Emerging standards like C2PA (Content Provenance and Authenticity) aim to watermark authentic media with cryptographic proofs, and regulations are multiplying: 47 U.S. states have enacted deepfake laws by mid-2025, the federal TAKE IT DOWN Act criminalizes non-consensual intimate deepfakes effective May 2026, and the EU’s AI Act mandates labeling of synthetic content. Yet enforcement is patchwork, and bad actors—state-sponsored or criminal—operate across borders with impunity.
This is not a call for despair but for radical reevaluation. We must cultivate a new literacy: not just technical verification, but philosophical resilience. Question sources. Demand provenance. Prioritize primary evidence over emotional immediacy. Education systems should treat media literacy as core curriculum, akin to reading and math. Platforms must embed detection and disclosure by default. Individuals and organizations alike need “assume deepfake” protocols for high-stakes interactions—voice biometrics, multi-factor human confirmation, blockchain-secured records.

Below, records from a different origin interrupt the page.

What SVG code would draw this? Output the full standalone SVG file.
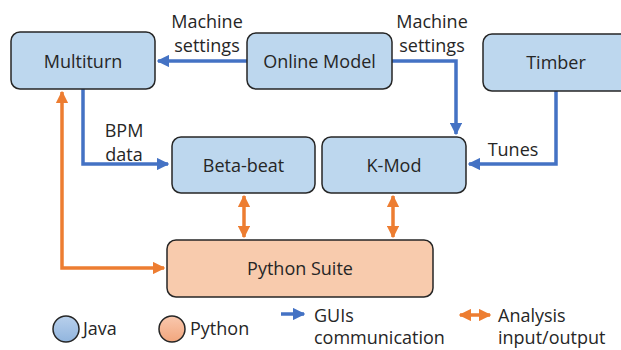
<svg xmlns="http://www.w3.org/2000/svg" width="621" height="350" viewBox="0 0 621 350">
<style>
text{font-family:"Open Sans","Liberation Sans",Arial,sans-serif;font-size:18px;fill:#262626}
.nl{text-anchor:middle}
.java{fill:#BDD7EE;stroke:#262626;stroke-width:1.5}
.py{fill:#F8CBAD;stroke:#262626;stroke-width:1.5}
.b{fill:none;stroke:#4472C4;stroke-width:3.5}
.o{fill:none;stroke:#ED7D31;stroke-width:3.5}
</style>
<defs>
<marker id="ab" viewBox="0 0 10 10" refX="9" refY="5" markerWidth="3.6" markerHeight="3.6" orient="auto-start-reverse" markerUnits="strokeWidth"><path d="M0,0 L10,5 L0,10 z" fill="#4472C4"/></marker>
<marker id="ao" viewBox="0 0 10 10" refX="9" refY="5" markerWidth="3.6" markerHeight="3.6" orient="auto-start-reverse" markerUnits="strokeWidth"><path d="M0,0 L10,5 L0,10 z" fill="#ED7D31"/></marker>
<linearGradient id="gj" x1="0" y1="0" x2="0" y2="1"><stop offset="0" stop-color="#B8D0EC"/><stop offset="1" stop-color="#91B5DE"/></linearGradient>
<linearGradient id="gp" x1="0" y1="0" x2="0" y2="1"><stop offset="0" stop-color="#F9C8AE"/><stop offset="1" stop-color="#F2A67D"/></linearGradient>
</defs>
<g id="connectors">
<path class="b" d="M247,61 L158,61" marker-end="url(#ab)"/>
<path class="b" d="M392,61 L456,61 L456,134" marker-end="url(#ab)"/>
<path class="b" d="M556,91 L556,164 L469,164" marker-end="url(#ab)"/>
<path class="b" d="M83,89 L83,164 L168,164" marker-end="url(#ab)"/>
<path class="o" d="M164,268 L62,268 L62,92" marker-start="url(#ao)" marker-end="url(#ao)"/>
<path class="o" d="M244,196 L244,237" marker-start="url(#ao)" marker-end="url(#ao)"/>
<path class="o" d="M393,196 L393,237" marker-start="url(#ao)" marker-end="url(#ao)"/>
<text x="207" y="28" text-anchor="middle">Machine</text>
<text x="207" y="52" text-anchor="middle">settings</text>
<text x="432" y="28" text-anchor="middle">Machine</text>
<text x="432" y="52" text-anchor="middle">settings</text>
<text x="124" y="137" text-anchor="middle">BPM</text>
<text x="124" y="161" text-anchor="middle">data</text>
<text x="513" y="156" text-anchor="middle">Tunes</text>
</g>
<g id="multiturn"><rect class="java" x="11" y="32" width="144" height="57" rx="9"/><text class="nl" x="83" y="68">Multiturn</text></g>
<g id="online-model"><rect class="java" x="247" y="33" width="145" height="56" rx="9"/><text class="nl" x="319.5" y="68">Online Model</text></g>
<g id="timber"><rect class="java" x="483" y="34" width="146" height="57" rx="9"/><text class="nl" x="556" y="69">Timber</text></g>
<g id="beta-beat"><rect class="java" x="172" y="137" width="143" height="56" rx="9"/><text class="nl" x="243.5" y="172">Beta-beat</text></g>
<g id="k-mod"><rect class="java" x="322" y="137" width="144" height="56" rx="9"/><text class="nl" x="394" y="172">K-Mod</text></g>
<g id="python-suite"><rect class="py" x="167" y="240" width="266" height="57" rx="9"/><text class="nl" x="300" y="275">Python Suite</text></g>
<g id="legend">
<circle cx="66" cy="329" r="13" fill="url(#gj)" stroke="#262626" stroke-width="1.5"/>
<text x="83" y="335">Java</text>
<circle cx="172" cy="329" r="13" fill="url(#gp)" stroke="#262626" stroke-width="1.5"/>
<text x="190" y="335">Python</text>
<path class="b" d="M281,314 L304,314" marker-end="url(#ab)"/>
<text x="314" y="322">GUIs</text>
<text x="314" y="344">communication</text>
<path class="o" d="M460,315 L490,315" marker-start="url(#ao)" marker-end="url(#ao)"/>
<text x="498" y="322">Analysis</text>
<text x="498" y="344">input/output</text>
</g>
</svg>
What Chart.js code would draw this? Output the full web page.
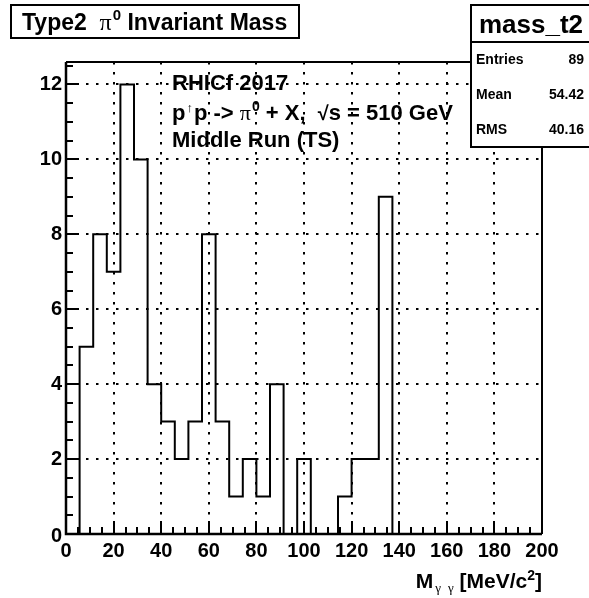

Yet the deeper provocation lies in what deepfakes reveal about us. They expose our willingness to believe what aligns with our biases and our vulnerability to manipulation in an attention economy. In the words of one researcher, we are entering an era of “synthetic performers” that could soon converse with us in real time, indistinguishable from flesh and blood. Will we surrender to a hall of mirrors, where every image is suspect and truth becomes subjective consensus? Or will we reclaim agency by insisting that truth is not what appears real, but what withstands scrutiny?
The rise of deepfakes is not merely a technological problem; it is a mirror held to humanity’s oldest struggle: the tension between deception and discernment. In this age of manipulation, truth does not die—it demands defenders. We must become them. Not through fear, but through vigilance, creativity, and an unyielding commitment to reality. Because if we cannot trust our eyes and ears, we must sharpen our minds. The alternative is a world where power belongs not to those who speak truth, but to those who fabricate it most convincingly.